Osage orange (Maclura pomifera) is literally as tough as nails (just try hammering a nail into its rock-hard, close-grained wood), but it has never found a place in cultivated landscapes because of its spiny branches and large, messy, knobbly fruits. Thankfully, that’s all changing with the recent introduction of several lightly armed male cultivars (including ‘White Shield’ and ‘Wichita’). Now you can have Osage orange’s gleaming dark-green foliage and ironclad constitution without subjecting passersby to concussive fruits and clothes-rending spines. These cultivars grow quite rapidly to 30 feet or so. Sun to light shade; USDA zones 5 to 9; relatively salt-tolerant.
Peking lilac (Syringa pekinensis) is a close relative of the much more widely planted Japanese tree lilac (Syringa reticulata).

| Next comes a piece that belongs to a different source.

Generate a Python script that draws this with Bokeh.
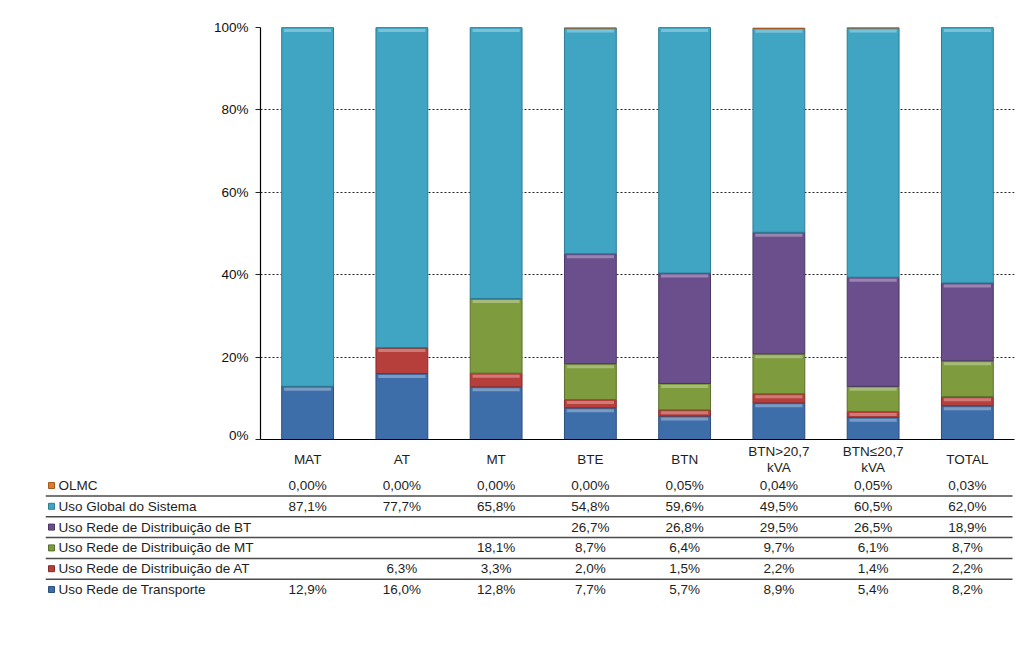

Peking lilac surpasses it in its exceptional cold hardiness and its bronze, silver-flecked, often shaggy bark. Feathery clusters of white flowers deck its oval crown in late spring, and amber-yellow fall color occurs on some forms of this fine multi-stemmed or single-trunked tree lilac. Sun; USDA zones 3 to 7; relatively salt-tolerant.
Urban Tree Care
City trees appreciate a bit of extra coddling. Where soil is compacted or otherwise compromised, work several inches of topsoil (such as Fafard Premium Topsoil) into as much of the tree’s future root zone as possible. Although it’s tempting to plant a large balled-and-burlapped specimen with a several-inch-caliper trunk, smaller container-grown plants will establish more readily, and likely attain similar (or greater) stature in 4 or 5 years. Dig the planting hole to the same depth as the root ball (or shallower in heavy clay soil), and three (or more) times as wide. Spread a layer of compost in a wide circle around the newly planted tree, top with 2 to 3 inches of bark mulch, and water well, repeating when necessary (one or two times a week).
With good care, your new tree will repay your efforts by settling in quickly to its new urban home. Any one of these beautiful options will benefit your city landscape or street side, adding diversity and charm as well as welcome greening.